Como esquecer Elena?

Por Amanda M.Blog aquele em que… – 24/9/2013

Eu senti Elena. Além de assisti-lo, também o senti. O vi há alguns meses e desde então, ele vive dentro de mim, pulsante. Ora me afogando nas mesmas águas turvas de Elena, ora nadando nas águas límpidas de sua irmã Petra. Por vezes bailando, sorrindo e interpretando, outras tantas, angustiada, perturbada e fracassada. Elena inteira; Elena em fragmentos. Não se assiste a um filme desses e simplesmente recomenda-o ao amigo, não se diz : – Vai lá assiste que é bom. Porque Elena ( Brasil, 2012) deve ser sentido, precisa ser sentido; e só quem pode fazê-lo são os frágeis-fortes de alma. Só a contradição dos adjetivos pode fazer sentir Elena, porque cada parte sua deve ser inteiramente perscrutado, sem medo, com a coragem de coração e corpo. Porque depois de Elena, o corpo também se exaure em água, dança, dor, memórias próprias e dos outros e, principalmente, em poesia.

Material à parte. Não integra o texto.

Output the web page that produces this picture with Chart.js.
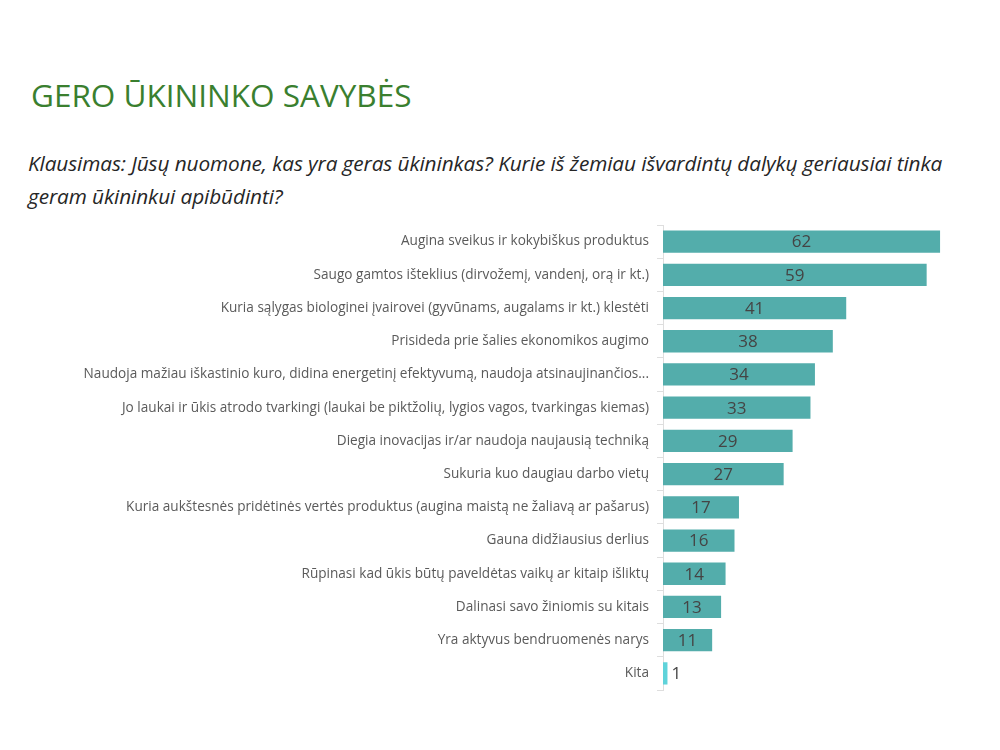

O filme resgata as memórias de uma família, de uma atriz, uma ardorosa amante da arte, a bela Elena; traz à cena o olhar doloroso de uma irmã marcada pela ausência daquela com dividira genes, pais, casa e perspectiva de futuro; uma mãe mutilada pela tragicidade da morte prematura e inexplicável de uma das filhas. Três mulheres atreladas ao destino definitivo e perturbador de uma delas.

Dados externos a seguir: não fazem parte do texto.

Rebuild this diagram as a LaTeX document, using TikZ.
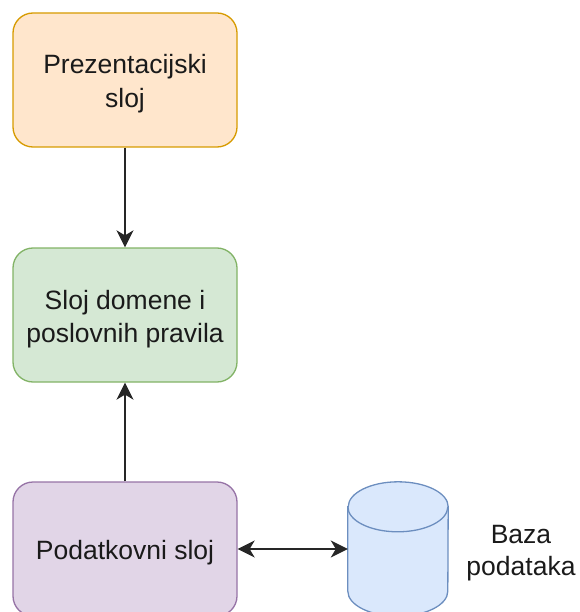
\documentclass[tikz,border=0pt]{standalone}
\usepackage{fontspec}
\setmainfont{Liberation Sans}
\usetikzlibrary{arrows.meta}
\definecolor{orfill}{HTML}{FFE6CC}
\definecolor{orline}{HTML}{D79B00}
\definecolor{grfill}{HTML}{D5E8D4}
\definecolor{grline}{HTML}{82B366}
\definecolor{pufill}{HTML}{E1D5E7}
\definecolor{puline}{HTML}{9673A6}
\definecolor{blfill}{HTML}{DAE8FC}
\definecolor{blline}{HTML}{6C8EBF}
\definecolor{txt}{HTML}{1A1A1A}
\newcommand{\ls}{\rule[-5.2pt]{0pt}{31.8pt}}
\begin{document}
\begin{tikzpicture}[x=1pt,y=-1pt,
  lbl/.style={font=\fontsize{26.5}{31.8}\selectfont, text=txt, align=center, inner sep=0pt},
  box/.style={lbl, rectangle, rounded corners=20pt, minimum width=224pt, minimum height=134pt, line width=1.3pt},
  conn/.style={line width=1.8pt, draw=black!85, -{Stealth[length=17pt,width=17pt,inset=5pt]}},
  bothconn/.style={line width=1.8pt, draw=black!85, {Stealth[length=17pt,width=17pt,inset=5pt]}-{Stealth[length=17pt,width=17pt,inset=5pt]}}
]
\useasboundingbox (0,0) rectangle (579,612);

\node[box, draw=orline, fill=orfill] (pres) at (125,80) {\ls Prezentacijski\\\ls sloj};
\node[box, draw=grline, fill=grfill] (dom) at (125,315) {\ls Sloj domene i\\\ls poslovnih pravila};
\node[box, draw=puline, fill=pufill] (pod) at (125,549) {\ls Podatkovni sloj};

% database cylinder
\node[rectangle, minimum width=100pt, minimum height=134pt, inner sep=0pt] (db) at (398,549) {};
\filldraw[fill=blfill, draw=blline, line width=1.3pt]
  ([yshift=-25pt]db.north west) -- ([yshift=25pt]db.south west)
  arc[start angle=180, end angle=360, x radius=50pt, y radius=25pt]
  -- ([yshift=-25pt]db.north east)
  arc[start angle=0, end angle=180, x radius=50pt, y radius=25pt] -- cycle;
\draw[blline, line width=1.3pt] ([yshift=-25pt]db.north west)
  arc[start angle=180, end angle=360, x radius=50pt, y radius=25pt];

\node[lbl] (dblabel) at (521,549) {\ls Baza\\\ls podataka};

\draw[conn] (pres) -- (dom);
\draw[conn] (pod) -- (dom);
\draw[bothconn] (pod) -- (db.west);
\end{tikzpicture}
\end{document}
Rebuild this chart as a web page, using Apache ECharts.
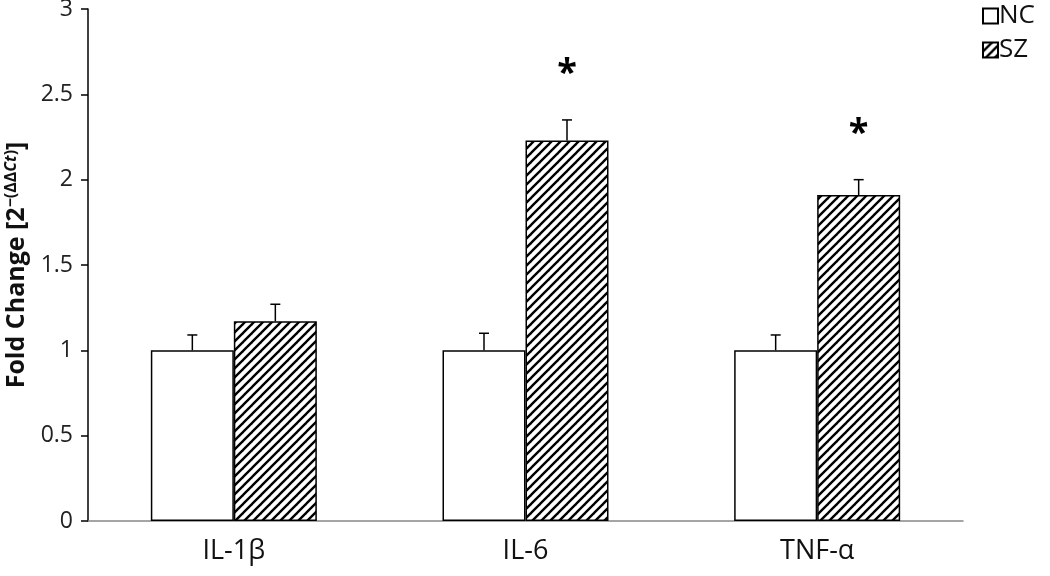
<!DOCTYPE html>
<html>
<head>
<meta charset="utf-8">
<script src="https://cdn.jsdelivr.net/npm/echarts@6/dist/echarts.min.js"></script>
<style>html,body{margin:0;padding:0;background:#fff}#c{width:1050px;height:576px}</style>
</head>
<body>
<div id="c"></div>
<script>
// ---- data ----
const categories = ['IL-1β', 'IL-6', 'TNF-α'];
const ncValues = [1.0, 1.0, 1.0];
const ncErrors = [0.09, 0.10, 0.09];
const szValues = [1.17, 2.23, 1.91];
const szErrors = [0.10, 0.12, 0.09];
const szStars = [null, 2.62, 2.27];
const yTicks = [0, 0.5, 1, 1.5, 2, 2.5, 3];

// ---- style ----
const BAR_W = 83;
const FONT = '"Open Sans", "Noto Sans", sans-serif';

function hatch() {
  const s = 9;
  const c = document.createElement('canvas');
  c.width = s; c.height = s;
  const g = c.getContext('2d');
  g.fillStyle = '#fff'; g.fillRect(0, 0, s, s);
  g.strokeStyle = '#000'; g.lineWidth = 2.4; g.lineCap = 'square';
  for (let k = -1; k <= 1; k++) {
    g.beginPath(); g.moveTo(k * s, s); g.lineTo(k * s + s, 0); g.stroke();
  }
  return c;
}
const hatchPattern = { image: hatch(), repeat: 'repeat' };

function errorSeries(values, errors, side) {
  return {
    type: 'custom',
    name: 'err' + side,
    silent: true,
    z: 5,
    data: values.map((v, i) => [i, v, v + errors[i]]),
    renderItem: function (params, api) {
      const base = api.coord([api.value(0), api.value(1)]);
      const top = api.coord([api.value(0), api.value(2)]);
      const x = base[0] + side * BAR_W / 2;
      return {
        type: 'group',
        children: [
          { type: 'line', shape: { x1: x, y1: base[1], x2: x, y2: top[1] }, style: { stroke: '#000', lineWidth: 1.5 } },
          { type: 'line', shape: { x1: x - 5, y1: top[1], x2: x + 5, y2: top[1] }, style: { stroke: '#000', lineWidth: 1.5 } }
        ]
      };
    }
  };
}

const chart = echarts.init(document.getElementById('c'), null, { renderer: 'canvas' });
chart.setOption({
  animation: false,
  backgroundColor: '#fff',
  grid: { left: 88, right: 87, top: 9, bottom: 55, containLabel: false, outerBoundsMode: 'none' },
  legend: {
    data: [{ name: 'NC', icon: 'rect' }, { name: 'SZ', icon: 'rect' }],
    orient: 'vertical',
    left: 977, top: -2,
    itemWidth: 15, itemHeight: 15, itemGap: 8,
    textStyle: { fontFamily: FONT, fontSize: 26, color: '#111', padding: [0, 0, 0, -4] }
  },
  xAxis: {
    type: 'category',
    data: categories,
    axisLine: { lineStyle: { color: '#888', width: 1.5 } },
    axisTick: { show: false },
    axisLabel: { fontFamily: FONT, fontSize: 27, color: '#111', margin: 17 }
  },
  yAxis: {
    type: 'value',
    min: 0, max: 3, interval: 0.5,
    name: 'Fold Change [2{sup|−(ΔΔ}{supi|Ct}{sup|)}]',
    nameLocation: 'middle',
    nameGap: 46,
    nameRotate: 90,
    nameTextStyle: {
      fontFamily: FONT, fontSize: 25, fontWeight: 'bold', color: '#111',
      rich: {
        sup: { fontFamily: FONT, fontSize: 16, fontWeight: 'bold', color: '#111', verticalAlign: 'top', padding: [0, 0, 12, 0] },
        supi: { fontFamily: FONT, fontSize: 16, fontWeight: 'bold', fontStyle: 'italic', color: '#111', verticalAlign: 'top', padding: [0, 0, 12, 0] }
      }
    },
    splitLine: { show: false },
    axisLine: { show: true, lineStyle: { color: '#000', width: 1.5 } },
    axisTick: { show: true, length: 7, lineStyle: { color: '#000', width: 1.5 } },
    axisLabel: {
      fontFamily: FONT, fontSize: 23, color: '#222', margin: 15,
      formatter: v => (yTicks.indexOf(v) >= 0 ? String(v) : '')
    }
  },
  series: [
    {
      name: 'NC', type: 'bar', data: ncValues, barWidth: BAR_W, barGap: '0%',
      itemStyle: { color: '#fff', borderColor: '#000', borderWidth: 1.5 }
    },
    {
      name: 'SZ', type: 'bar', data: szValues, barWidth: BAR_W, barGap: '0%',
      itemStyle: { color: hatchPattern, borderColor: '#000', borderWidth: 1.5 }
    },
    errorSeries(ncValues, ncErrors, -1),
    errorSeries(szValues, szErrors, 1),
    {
      type: 'custom',
      name: 'stars',
      silent: true,
      z: 6,
      data: szStars.map((v, i) => [i, v]).filter(d => d[1] !== null),
      renderItem: function (params, api) {
        const p = api.coord([api.value(0), api.value(1)]);
        return {
          type: 'text',
          x: p[0] + BAR_W / 2, y: p[1],
          style: { text: '*', fontFamily: FONT, fontSize: 36, fontWeight: 'bold', fill: '#000', align: 'center', verticalAlign: 'middle' }
        };
      }
    }
  ]
});
</script>
</body>
</html>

O documentário de Petra Costa é quase um tratado poético sobre os laços afetivos e, no caso dela, também biológico. Em Elena, somos confrontados com o entendimento angustiado da profundidade da nossa ligação com aqueles que amamos; o quanto as decisões por quem temos tanto afeto, irão nos impactar de maneira irremediável. E o quanto nós, involuntariamente, influenciamos o destino das vidas que tomamos emprestadas ou definitivamente para nós, sem ao menos, nos darmos conta. O filme nos lembra a todo instante o quanto estamos fatal e irremediavelmente condenados aos laços. Não há como fugirmos deles. Não apaga-os, não afoga-os, não os enterramos nunca. Elena é um ensaio sobre família, laços e memória. Além, é claro, sobre o papel determinante da arte na vida de três incríveis mulheres.

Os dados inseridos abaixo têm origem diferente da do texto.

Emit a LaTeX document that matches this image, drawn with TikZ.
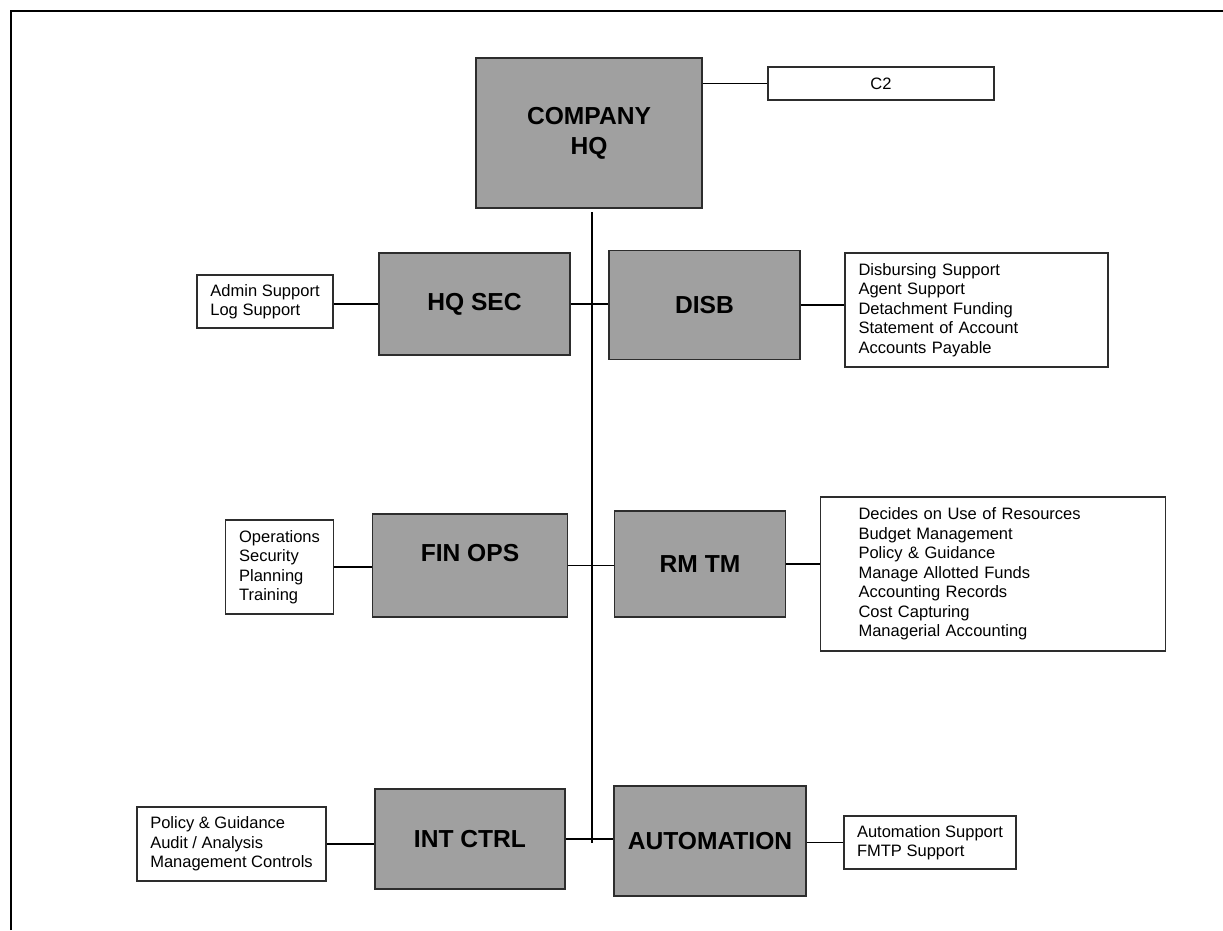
\documentclass[tikz,border=0pt]{standalone}
\usepackage{fontspec}
\setmainfont{Liberation Sans}
\usetikzlibrary{positioning}

\definecolor{unitgray}{RGB}{160,160,160}
\definecolor{edgegray}{RGB}{45,45,45}

\begin{document}
\begin{tikzpicture}[
		x=0.02cm, y=-0.02cm,
		unit/.style={draw=edgegray, fill=unitgray, line width=1pt, align=center, font=\fontsize{14}{17}\selectfont\bfseries},
		duties/.style={draw=edgegray, fill=white, line width=0.9pt, align=left, inner xsep=0.27cm, font=\fontsize{9.4}{11.1}\selectfont},
		link/.style={draw=black, line width=0.7pt},
	]
		\useasboundingbox (0,0) rectangle (1223,930);
		% page frame (top and left only)
		\coordinate (frameleft) at (11,930);
		\coordinate (framecorner) at (11,11);
		\coordinate (frameright) at (1223,11);
		\draw[line width=1.4pt] (frameleft) -- (framecorner) -- (frameright);

		\node (hq) [unit, minimum width=4.52cm, minimum height=3cm] at (589,133) {COMPANY\\HQ};
		\node (c2) [duties, align=center, minimum width=4.52cm, minimum height=0.66cm] at (881,83.5) {C2};

		\node (sec) [unit, minimum width=3.82cm, minimum height=2.04cm] at (474.5,304) {HQ SEC};
		\node (disb) [unit, minimum width=3.82cm, minimum height=2.18cm] at (704.5,305) {DISB};
		\node (admin) [duties, minimum width=2.72cm, minimum height=1.06cm] at (265,301.5) {Admin Support\\Log Support};
		\node (disblist) [duties, text width=4.72cm, minimum height=2.28cm] at (976.5,310) {Disbursing Support\\Agent Support\\Detachment Funding\\Statement of Account\\Accounts Payable};

		\node (finops) [unit, minimum width=3.9cm, minimum height=2.06cm] at (470,565.5) {\raisebox{0.5cm}{FIN OPS}};
		\node (rmtm) [unit, minimum width=3.42cm, minimum height=2.12cm] at (700,564) {RM TM};
		\node (opslist) [duties, minimum width=2.1cm, minimum height=1.88cm] at (279.5,567) {Operations\\Security\\Planning\\Training};
		\node (rmlist) [duties, inner xsep=0.76cm, text width=5.38cm, minimum height=3.08cm] at (993,574) {Decides on Use of Resources\\Budget Management\\Policy \& Guidance\\Manage Allotted Funds\\Accounting Records\\Cost Capturing\\Managerial Accounting};

		\node (intctrl) [unit, minimum width=3.8cm, minimum height=2cm] at (470,839) {INT CTRL};
		\node (automation) [unit, minimum width=3.84cm, minimum height=2.2cm] at (710,841) {AUTOMATION};
		\node (pollist) [duties, minimum width=3.78cm, minimum height=1.48cm] at (231.5,844) {Policy \& Guidance\\Audit / Analysis\\Management Controls};
		\node (autolist) [duties, inner xsep=0.25cm, minimum width=3.44cm, minimum height=1.06cm] at (930,842.5) {Automation Support\\FMTP Support};

		% trunk
		\coordinate (trunktop) at (592,212);
		\coordinate (trunkbot) at (592,843);
		\draw[link] (trunktop) -- (trunkbot);

		\draw[link] (c2.west) -- (c2.west -| hq.east);
		\draw[link] (sec.west) -- (sec.west -| admin.east);
		\draw[link] (sec.east) -- (sec.east -| disb.west);
		\draw[link] (disb.east) -- (disb.east -| disblist.west);
		\draw[link] (opslist.east) -- (opslist.east -| finops.west);
		\draw[link] (finops.east) -- (finops.east -| rmtm.west);
		\draw[link] (rmtm.east) -- (rmtm.east -| rmlist.west);
		\draw[link] (pollist.east) -- (pollist.east -| intctrl.west);
		\draw[link] (intctrl.east) -- (intctrl.east -| automation.west);
		\draw[link] (autolist.west) -- (autolist.west -| automation.east);
	\end{tikzpicture}
\end{document}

Elena, a personagem título, tem a beleza da outra, com “H” da mitologia, uma beleza impactante, dessas para muito além do estético; diáfana com uma deusa. Sedutora, ela tem como seu amante mais permanente, a arte. Elena ama e se declara constantemente a esse seu amor. Entre as emoções contraditórias de uma relação amorosa ela vive e morre pelo seu amante. Passional ela ameaça: “A arte para mim é tudo, sem a arte eu prefiro morrer”. E Elena é o excesso; quando ela não suporta não é pela ausência, porque Elena sobra, Elena tem excessos demais na alma, Elena não morre, transborda e por isso o filme dói com beleza.

Depois de Elena é preciso que se sobreviva. Mas sobreviver como? Sem Elena? Como esquecer Elena? Depois de Elena, pelo menos duas almas destroçadas, a de uma menina e a de uma mulher. Mãe e irmã da deusa desaparecida precisam curar suas dores e o próprio medo da desistência. Cada qual atrelada, agora mais estreitamente, uma a outra. A terceira partiu. Das três, restam duas. E decisão melhor é não lutar para esquecer, mas lembrar e de tanto lembrar, resgatar; para só assim, despedirem-se.

Elena é a personagem e também o filme; duas Elenas separadas pelos destinos diferentes que a arte marcará as duas trajetórias; para a personagem, sua morte; para o filme, sua salvação. Eu não assistiria a Elena eu o sentiria. Elena foi-se e deixou para trás dor e poesia. Elena não é para os fracos. Elena é para os sensíveis, para os que se deixam levar pelas águas curadoras da poesia.